Let's plot this function. You can see that as the material thickness x increases, the intensity of the transmitted radiation decreases exponentially. Let's make a function to model the transmitted radiation intensity in 3D.
In this module, I defined i, i0, and lambda to be local variables. c is the function for a hemisphere. We want to look at the effect on a sphere, but it's easier to work with a hemisphere. So I multiplied the hemisphere by 2. And the function returns intensity as a function of x and y positioned where the xy plane is the projection of the sphere.
Let's have a look at the intensity distribution in 3D. This plot shows us that the intensity at the edges of the projection is greater than the intensity in the middle of the projection. It's a bit hard to visualize, so here's another way to look at it.
You can see that the intensity is highest around the edges and lowest in the center of the projection. I did this by making the arrow length a function of the intensity. Now let's see what happens when we replace lambda, which was a constant, with a function.
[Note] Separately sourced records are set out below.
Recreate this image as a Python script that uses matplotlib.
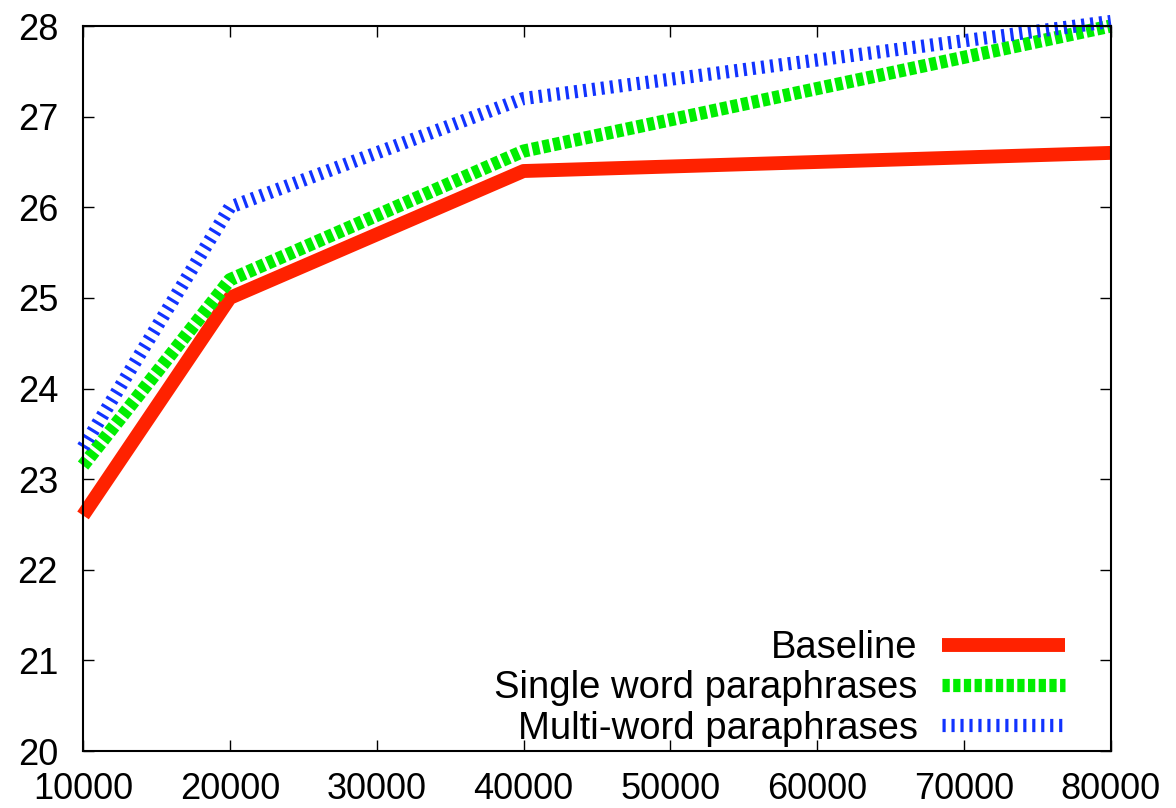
import matplotlib.pyplot as plt

plt.rcParams["font.family"] = ["Liberation Sans", "DejaVu Sans"]

sizes = [10000, 20000, 40000, 80000]
baseline = [22.6, 25.0, 26.4, 26.6]
single_word = [23.15, 25.2, 26.62, 28.0]
multi_word = [23.35, 26.0, 27.2, 28.05]

x_ticks = [10000, 20000, 30000, 40000, 50000, 60000, 70000, 80000]
y_ticks = [20, 21, 22, 23, 24, 25, 26, 27, 28]


def main():
    fig = plt.figure(figsize=(11.76, 8.08), dpi=100)
    ax = fig.add_axes([0.0706, 0.0705, 0.874, 0.8973])

    ax.plot(sizes, baseline, color="#ff2200", lw=10, solid_capstyle="butt",
            label="Baseline", clip_on=False)
    ax.plot(sizes, single_word, color="#00ee00", lw=9.5, dashes=(0.55, 0.26),
            label="Single word paraphrases", clip_on=False)
    ax.plot(sizes, multi_word, color="#1133ff", lw=9.5, dashes=(0.24, 0.44),
            label="Multi-word paraphrases", clip_on=False)

    ax.set_xlim(10000, 80000)
    ax.set_ylim(20, 28)
    ax.set_xticks(x_ticks)
    ax.set_yticks(y_ticks)
    ax.tick_params(direction="in", length=8, width=1, labelsize=26,
                   top=True, right=True)
    ax.tick_params(axis="y", pad=18)
    ax.tick_params(axis="x", pad=15)
    for s in ax.spines.values():
        s.set_linewidth(1.5)

    ax.legend(loc="lower right", bbox_to_anchor=(0.955, 0.006), frameon=False,
              markerfirst=False, fontsize=27.5, handlelength=3.2,
              handletextpad=0.65, labelspacing=0.11, borderaxespad=0.0,
              borderpad=0.0)

    fig.savefig("out.png", dpi=100)


if __name__ == "__main__":
    main()
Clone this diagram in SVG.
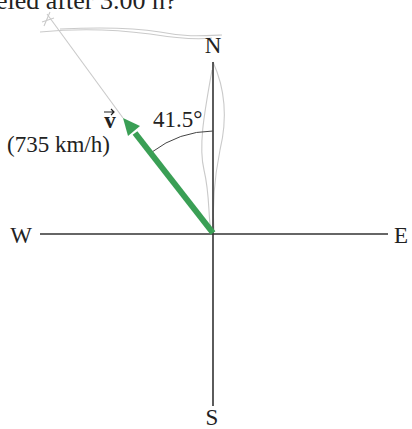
<svg xmlns="http://www.w3.org/2000/svg" width="412" height="429" viewBox="0 0 412 429">
<style>
.t{font-family:"Liberation Serif","Times New Roman",serif;font-size:23px;fill:#222}
.ax{stroke:#333;stroke-width:1.6;fill:none}
.sk{stroke:#cacaca;stroke-width:1.1;fill:none}
</style>
<rect width="412" height="429" fill="#fff"/>
<text class="t" x="-4" y="9" style="font-size:26px">eled after 3.00 h?</text>
<g id="sketch">
<path class="sk" d="M47,14 L123,118"/>
<path class="sk" d="M42,22 L54,18 M44,26 L50,12"/>
<path class="sk" d="M40,32 C80,28 120,30 150,34 C175,38 195,40 212,38"/>
<path class="sk" d="M60,29 C100,27 130,27 160,32 C185,37 200,36 222,35"/>
<path class="sk" d="M213,62 C228,95 226,125 220,150 C214,180 212,205 214,232"/>
<path class="sk" d="M212,70 C205,110 198,145 204,170 C210,195 208,215 211,232"/>
</g>
<g id="connectors">
<line class="ax" x1="40" y1="234" x2="388" y2="234"/>
<line class="ax" x1="213" y1="62" x2="213" y2="406"/>
<path d="M213,131 A103,103 0 0 0 152,152" stroke="#444" stroke-width="1" fill="none"/>
<line x1="213" y1="233" x2="135" y2="133" stroke="#3a9f55" stroke-width="6"/>
<polygon points="123,118 140,126 128,136" fill="#3a9f55"/>
</g>
<g id="N"><text class="t" x="213" y="53" text-anchor="middle">N</text></g>
<g id="S"><text class="t" x="212" y="425" text-anchor="middle">S</text></g>
<g id="W"><text class="t" x="21" y="243" text-anchor="middle">W</text></g>
<g id="E"><text class="t" x="401" y="243" text-anchor="middle">E</text></g>
<g id="v"><text class="t" x="110" y="128" text-anchor="middle" font-weight="bold">v</text><path d="M104,112 L114,112 M111,109 L114,112 L111,115" stroke="#222" stroke-width="1.2" fill="none"/></g>
<g id="speed"><text class="t" x="7" y="152">(735 km/h)</text></g>
<g id="angle"><text class="t" x="153" y="127">41.5°</text></g>
</svg>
This means that we are changing the materials density as a function of the sphere's radius. I'm going to alter the density function I made before so that we can specify different functions for lambda. Here, I'll show you three functions I tried out earlier for lambda to try and make the intensity constant.
There's a cosine function, a nested sine function, as suggested by Professor Carter, and a spherical Bessel function. Let's check that our function works on the lambda as a constant case we tried before. OK, good, it works.
Now let's look at our new density functions. The first one is the cosine function. You can see that the shape is not quite a hemisphere and now looks a bit closer to a cylinder.
Next is the sine function. It looks a lot like the cosine function, more like a cylinder than a hemisphere. And last is the Bessel function. It also looks a lot like the sine and cosine functions.
Since the sine, cosine, and Bessel functions are very similar, I'll plot them a different Way So you can see them more clearly. Here, the blue line is the Bessel function. The red line is the cosine function, and the yellow line is the nested sine function.
OK, since it's hard to see from the 3D plots which of the density functions is closest to giving me constant intensity, Professor Carter suggested that I make a numerical error analysis. If the intensity were constant, we would get a cylinder in a 3D plot. So I found the height of that theoretical cylinder by finding the minima for each of the intensity functions.
Then I subtracted the volume of the intensity from the volume of the theoretical cylinder, and the square of this difference is the error. Here's a list of the errors. But it will be easier to compare if I make a bar chart.
OK, now you can clearly see which function is the winner. When the density is constant, the intensity is the furthest from being constant. The sine and cosine functions are much closer to making the intensity constant.
But the spherical Bessel function definitely makes the most even intensity distribution. There is no perfect solution because at the limit of the edge of the sphere, the material thickness goes to zero. And therefore, the density function must go to infinity. But it looks like the Bessel function makes a good approximation.